Pour nombre de députés européens, "une solution pacifique à la question kurde en Turquie n’est pas possible sans négociation avec le PKK", ils demandent donc au Conseil de l’Union européenne que le PKK soit retiré de la liste des organisations terroristes de l’UE (en anglais).
Mi-février 2016, une délégation internationale de la Commission civique UE Turquie s’est rendue en Turquie pour faciliter la reprise du dialogue entre le gouvernement turc et Abdullah Öcalan, le principal porte-parole de la communauté kurde détenu sur l’île-prison d’İmralı depuis 1999, afin d’aboutir à un processus de paix. Lire "Le peuple de Rojava orchestre une révolution sociale" (en anglais).

Le Kurdistan iranien est le berceau historique des Mèdes de l’Antiquité, ancêtres des Kurdes. Selon l’Institut kurde de Paris, "il y a environ 8 millions de Kurdes au Kurdistan iranien auxquels il convient d’ajouter les 3 millions de Kurdes émigrés vivant en communautés compactes dans le Khorassan (1,5 million) ou dans les grandes métropoles iraniennes". Leurs droits civils et politiques sont régulièrement bafoués, des militants et militantes sont régulièrement arrêtés et exécutés, même s’ils ont une représentation politique via le PDKI, le Parti démocratique du Kurdistan iranien.

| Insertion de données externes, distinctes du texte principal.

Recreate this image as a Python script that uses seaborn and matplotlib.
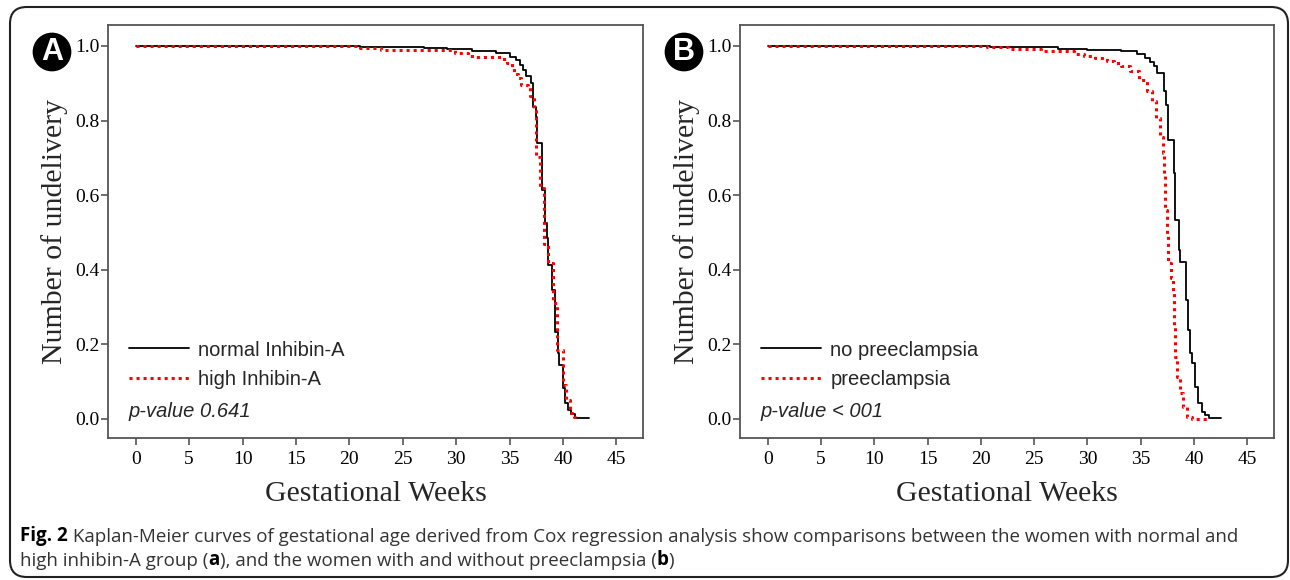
import numpy as np
import pandas as pd
import matplotlib
matplotlib.use('Agg')
import matplotlib.pyplot as plt
import seaborn as sns
from matplotlib.patches import FancyBboxPatch

# Kaplan-Meier step data (week, survival)
a_normal_t = [0, 21.0, 24.0, 27.0, 29.1, 31.5, 33.7, 35.0, 35.6, 36.0, 36.3, 36.55, 37.0, 37.2, 37.5,
              37.6, 38.05, 38.3, 38.5, 38.6, 39.0, 39.3, 39.5, 39.6, 40.05, 40.2, 40.5, 40.8, 41.1, 42.4]
a_normal_s = [1.0, 0.998, 0.996, 0.994, 0.992, 0.987, 0.980, 0.971, 0.962, 0.950, 0.935, 0.920, 0.900, 0.837, 0.810,
              0.740, 0.614, 0.525, 0.485, 0.413, 0.346, 0.234, 0.177, 0.145, 0.083, 0.043, 0.025, 0.012, 0.003, 0.003]
a_high_t = [0, 21.0, 23.0, 29.9, 31.1, 31.9, 34.2, 34.8, 35.2, 35.4, 35.8, 36.1, 36.75, 36.9, 37.3, 37.5,
            37.9, 38.2, 38.6, 39.1, 39.4, 40.0, 40.3, 40.7, 41.0, 41.2]
a_high_s = [1.0, 0.995, 0.989, 0.980, 0.974, 0.970, 0.965, 0.953, 0.940, 0.926, 0.915, 0.896, 0.890, 0.865, 0.834, 0.703,
            0.619, 0.470, 0.418, 0.310, 0.185, 0.090, 0.050, 0.015, 0.004, 0.004]
b_no_t = [0, 20.9, 24.0, 27.2, 30.0, 33.1, 34.6, 35.4, 35.9, 36.2, 36.5, 37.15, 37.4, 37.6, 38.15, 38.25,
          38.55, 38.7, 39.2, 39.4, 39.6, 39.8, 40.1, 40.35, 40.75, 41.0, 41.4, 42.5]
b_no_s = [1.0, 0.998, 0.996, 0.993, 0.990, 0.986, 0.977, 0.968, 0.958, 0.945, 0.927, 0.878, 0.842, 0.748, 0.659, 0.534,
          0.453, 0.422, 0.319, 0.239, 0.176, 0.149, 0.087, 0.042, 0.020, 0.010, 0.003, 0.003]
b_pe_t = [0, 20.6, 22.5, 25.6, 28.7, 29.65, 30.7, 31.8, 32.5, 33.1, 34.0, 34.8, 35.6, 36.05, 36.4, 36.8, 37.05,
          37.15, 37.3, 37.46, 37.6, 37.8, 38.0, 38.15, 38.25, 38.4, 38.7, 39.0, 39.3, 39.8, 41.2]
b_pe_s = [1.0, 0.997, 0.992, 0.987, 0.978, 0.973, 0.967, 0.960, 0.953, 0.945, 0.932, 0.909, 0.878, 0.851, 0.806, 0.757, 0.712,
          0.650, 0.560, 0.490, 0.418, 0.377, 0.337, 0.247, 0.167, 0.113, 0.069, 0.033, 0.006, 0.0, 0.0]

x_ticks = [0, 5, 10, 15, 20, 25, 30, 35, 40, 45]
y_ticks = [0.0, 0.2, 0.4, 0.6, 0.8, 1.0]

sns.set_theme(style='ticks')
plt.rcParams['font.family'] = ['Liberation Serif', 'DejaVu Serif']

fig = plt.figure(figsize=(12.9, 5.8), dpi=100)
W, H = 1290, 580

# rounded outer frame
frame = FancyBboxPatch((10 / W, 3 / H), 1278 / W, 570 / H,
                       boxstyle='round,pad=0,rounding_size=0.013', mutation_aspect=W / H,
                       transform=fig.transFigure, fill=False, edgecolor='#222222', linewidth=1.5)
fig.patches.append(frame)

ax_a = fig.add_axes([108 / W, (H - 438) / H, 535 / W, 413 / H])
ax_b = fig.add_axes([740 / W, (H - 438) / H, 534 / W, 413 / H])

panels = [
    (ax_a, a_normal_t, a_normal_s, 'normal Inhibin-A', a_high_t, a_high_s, 'high Inhibin-A', 'p-value 0.641', 'A', 52),
    (ax_b, b_no_t, b_no_s, 'no preeclampsia', b_pe_t, b_pe_s, 'preeclampsia', 'p-value < 001', 'B', 684),
]

for ax, t1, s1, l1, t2, s2, l2, ptxt, letter, cx in panels:
    d1 = pd.DataFrame({'week': t1, 'surv': s1})
    d2 = pd.DataFrame({'week': t2, 'surv': s2})
    sns.lineplot(data=d1, x='week', y='surv', ax=ax, color='black', linewidth=1.3,
                 drawstyle='steps-post', estimator=None, sort=False, label=l1)
    sns.lineplot(data=d2, x='week', y='surv', ax=ax, color='#ff0000', linewidth=2.2,
                 linestyle=(0, (1, 1.3)), drawstyle='steps-post', estimator=None, sort=False, label=l2)
    ax.set_xlim(-2.6, 47.5)
    ax.set_ylim(-0.051, 1.056)
    ax.set_xticks(x_ticks)
    ax.set_yticks(y_ticks)
    ax.set_yticklabels([f'{v:.1f}' for v in y_ticks])
    ax.tick_params(axis='both', direction='out', length=5, width=1.2, color='#555555',
                   labelsize=14, labelcolor='black')
    ax.tick_params(axis='y', pad=1)
    ax.tick_params(axis='x', pad=4)
    for sp in ax.spines.values():
        sp.set_visible(True)
        sp.set_color('#555555')
        sp.set_linewidth(1.3)
    ax.set_xlabel('Gestational Weeks', fontsize=21.5, labelpad=10)
    ax.set_ylabel('Number of undelivery', fontsize=21.5, labelpad=5)
    ax.legend(loc='upper left', bbox_to_anchor=(0.039, 0.236), frameon=False,
              borderpad=0, borderaxespad=0, handlelength=3.0, handletextpad=0.45,
              labelspacing=0.5, prop={'family': 'Liberation Sans', 'size': 14.5})
    ax.text(0.039, 0.064, ptxt, transform=ax.transAxes, fontsize=14.5, style='italic',
            family='Liberation Sans', va='center', ha='left')
    fig.text(cx / W, (H - 52) / H, letter, ha='center', va='center', color='white',
             fontsize=22, fontweight='bold', family='Liberation Sans',
             bbox=dict(boxstyle='circle,pad=0.12', fc='black', ec='black'))

# caption: pieces with mixed weights, each one anchored to the end of the previous one
cap_font = ['Open Sans', 'DejaVu Sans']
line1 = [('Fig. 2', 'bold', 'black'),
         (' Kaplan-Meier curves of gestational age derived from Cox regression analysis show comparisons '
          'between the women with normal and', 'normal', '#333333')]
line2 = [('high inhibin-A group (', 'normal', '#333333'), ('a', 'bold', 'black'),
         ('), and the women with and without preeclampsia (', 'normal', '#333333'),
         ('b', 'bold', 'black'), (')', 'normal', '#333333')]
for pieces, ypix in [(line1, 541), (line2, 566)]:
    prev = None
    for txt, wt, col in pieces:
        if prev is None:
            prev = fig.text(20 / W, (H - ypix) / H, txt, fontsize=13.5, fontweight=wt,
                            color=col, family=cap_font, va='baseline', ha='left')
        else:
            prev = fig.add_artist(plt.Annotation(txt, xy=(1, 0), xycoords=prev, va='bottom', ha='left',
                                                 fontsize=13.5, fontweight=wt, color=col, family=cap_font))

fig.savefig('out.png', dpi=100)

"Répartis entre la région frontalière avec l’Irak et la Turquie à l’ouest et la frontière turkmène à l’est, les Kurdes iraniens, soit 13 % de la population totale du pays, mènent un combat pour la reconnaissance de leurs droits politiques et culturels depuis les années 1920... La répression, particulièrement sévère dans les années 1980, se poursuit aujourd’hui avec plusieurs exécutions d’opposants kurdes par an.

Les Kurdes irakiens (4 à 5 millions) obtiennent la création d’un Kurdistan autonome en 1991, une entité politique fédérée du nord de l’Irak reconnue par la Constitution irakienne en 2005 : le Gouvernement régional du Kurdistan irakien (GRK) est la seule émanation kurde dotée d’une réelle autonomie politique. Le GRK dispose ainsi de son propre parlement, habilité à édicter des lois, de sa propre armée (100 000 peshmergas qui veillent sur ses frontières territoriales), d’un drapeau propre, d’un hymne, et d’une représentation diplomatique à l’étranger.
Depuis, les Kurdes d’Irak doivent faire face à de nouveaux défis, celui de la naissance d’une nation et de la gestion du pouvoir. La région autonome est aujourd’hui confrontée à une grave crise économique et sociale aggravée d’une crise politique provoquée par le refus du président Massoud Barzani de quitter le pouvoir alors que son mandat s’est achevé au mois d’août 2015, auxquelles s’ajoute la confrontation avec les combattants jihadistes du groupe État islamique, les combattants islamistes de Daech... Si l’avenir semble périlleux pour l’identité kurde, l’évolution spectaculaire de la situation régionale - délitement de l’Irak, guerre en Syrie - ravive "le mirage toujours vivace de l’indépendance kurde".
Mais les organisations de défense des droits humains alertent : selon un rapport d’Amnesty International publié le 20 janvier dernier (en anglais), des forces kurdes ont détruit des milliers de maisons dans le nord de l’Irak. Ce récent rapport s’inscrit dans un corpus de plus en plus important de textes publiés par des organisations de défense des droits de l’Homme, notamment Human Rights Watch, qui révèlent la manière dont des groupes nationalistes kurdes de tous bords et de toutes origines géographiques commettent des crimes sous l’influence d’idéologies nationalistes racistes... Comme l’affirme le chercheur et blogueur Tallha Abdulrazaq, "les Kurdes, les Arabes et les Turcs ont suffisamment souffert sous les coups des dictateurs, des milices et de Daech – il ne faut plus qu’ils s’oppriment les uns les autres".